Institute for Fiscal Studies director, Paul Johnson, points out in today's Guardian the implications of severe cuts in social programmes ( if taxes are not increased) if the Chancellor’s £25 billion cuts in public expenditure between 2015-17 are implemented post-election (“Too much of a squeeze," 7 January; www.theguardian.com/commentisfree/2014/jan/06/osborne-proposing-too-much-squeeze).
He mentions defence as one “public service” that might face cuts, but does not offer any specifics. May I suggest the replacement of the Trident nuclear WMD system, which will cost around £25 billion to build, with a further £75 billion add-on operational running costs over 40 years, all to be paid for by future tax payers?
Sadly the leadership of all three major political parties at Westminster want to spend this vast £100 billion on deadly nuclear weapons, which means they won’t be spending it on other social investment.
Only the Green Party and Scottish and Welsh national parties in Parliament oppose Trident replacement.

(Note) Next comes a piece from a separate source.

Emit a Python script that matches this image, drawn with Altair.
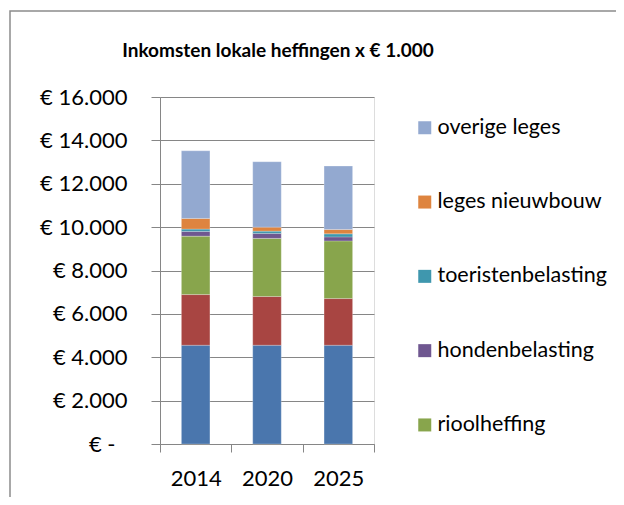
import altair as alt
import pandas as pd

years = ["2014", "2020", "2025"]
series = ["OZB", "afvalstoffenheffing", "rioolheffing", "hondenbelasting",
          "toeristenbelasting", "leges nieuwbouw", "overige leges"]
values = {
    "OZB":                 [4555, 4555, 4555],
    "afvalstoffenheffing": [2335, 2245, 2150],
    "rioolheffing":        [2695, 2680, 2660],
    "hondenbelasting":     [215, 230, 185],
    "toeristenbelasting":  [110, 105, 140],
    "leges nieuwbouw":     [490, 185, 200],
    "overige leges":       [3120, 3015, 2925],
}
colors = ["#4a76ad", "#a84542", "#88a54c", "#6f5790", "#3f97ae", "#de843f", "#93a9d0"]
legend_entries = ["overige leges", "leges nieuwbouw", "toeristenbelasting",
                  "hondenbelasting", "rioolheffing"]
title_text = "Inkomsten lokale heffingen x € 1.000"

rows = []
for si, s in enumerate(series):
    for yi, y in enumerate(years):
        rows.append({"jaar": y, "heffing": s, "bedrag": values[s][yi], "volgorde": si})
df = pd.DataFrame(rows)

FONT = "Lato"
GRAY = "#868686"
FS = 22

frame = alt.Chart(pd.DataFrame({"a": [0]})).mark_rect(
    fill=None, stroke="#8c8c8c", strokeWidth=1.5
).encode(
    x=alt.value(-150), x2=alt.value(600), y=alt.value(-86), y2=alt.value(500)
)

title = alt.Chart(pd.DataFrame({"t": [title_text]})).mark_text(
    font=FONT, fontSize=19, fontWeight="bold", color="#000000",
    align="center", baseline="alphabetic"
).encode(x=alt.value(118), y=alt.value(-40), text="t:N")

bars = alt.Chart(df).mark_bar(width={"band": 0.4}, stroke="#ffffff", strokeWidth=0.4, strokeOpacity=0.6).encode(
    x=alt.X("jaar:N", sort=years, title=None,
            scale=alt.Scale(paddingInner=0, paddingOuter=0),
            axis=alt.Axis(labelAngle=0, tickBand="extent", domainColor=GRAY, tickColor=GRAY,
                          tickSize=8, labelPadding=16, labelFontSize=FS, labelFont=FONT,
                          labelColor="#000000", grid=False)),
    y=alt.Y("bedrag:Q", stack="zero", title=None,
            scale=alt.Scale(domain=[0, 16000], nice=False),
            axis=alt.Axis(values=list(range(0, 16001, 2000)), tickSize=9,
                          labelPadding={"condition": {"test": "datum.value == 0", "value": 36}, "value": 24},
                          domainColor=GRAY, tickColor=GRAY, gridColor=GRAY, gridWidth=1,
                          labelFontSize=FS, labelFont=FONT, labelColor="#000000",
                          labelExpr="datum.value == 0 ? '€ -' : '€ ' + replace(format(datum.value, ',.0f'), ',', '.')")),
    color=alt.Color("heffing:N", scale=alt.Scale(domain=series, range=colors),
                    legend=alt.Legend(values=legend_entries, title=None, orient="none",
                                      legendX=254, legendY=20, symbolType="square",
                                      symbolSize=169, symbolStrokeWidth=0, labelFontSize=21.5,
                                      labelFont=FONT, labelColor="#000000", rowPadding=51.3,
                                      labelOffset=2, padding=0, labelLimit=400)),
    order=alt.Order("volgorde:Q", sort="ascending"),
)

chart = alt.layer(frame, bars, title).properties(
    width=214, height=347,
    autosize=alt.AutoSizeParams(type="none"),
    padding={"left": 152, "top": 89, "right": 242, "bottom": 53},
).configure_view(stroke=None).configure(background="#ffffff")

chart.save("out.html", embed_options={"renderer": "svg", "actions": False})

Angus Robertson MP, SNP Defence spokesperson in Westminster said this week: "Trident is an immoral system of mass destruction. It is vastly expensive and designed for the Cold War targets of the 1980s and there are now serious questions about the design and safety of the warheads.”
One area where social investment has been lacking - highlighted by the floods over the past month - is flood defence. Yet, as Green MP Caroline Lucas revealed in Parliament on Monday (6 January) the environment secretary Owen Paterson has overseen the decision to slash his department’s team working on climate change adaptation from 38 officials to six and the communities secretary, Eric Pickles, has scrapped the obligation for councils to prepare for the impacts of climate change.
Dr Lucas rightly described this as an “incredibly reckless approach to the risks that extreme weather presents.”
On Tueday the environment select committee – chaired by Conservative MP Dr Anne MacIntosh – berated the environment department (Defra) for destroying the morale of its own staff through its willingly-implemented cuts in departmental expenditure and decimation of environmental programmes.
They also point out that when Mr Patterson became environment secretary he stripped any commitment to be sustainable from his departmental priorities. What kind of environmental stewardship is that? ( http://www.parliament.uk/business/committees/committees-a-z/commons-select/environment-food-and-rural-affairs-committee/news/publication-of-dar-report/).
Politics is said to be the art of picking priorities, The Coalition has got its priorities all wrong.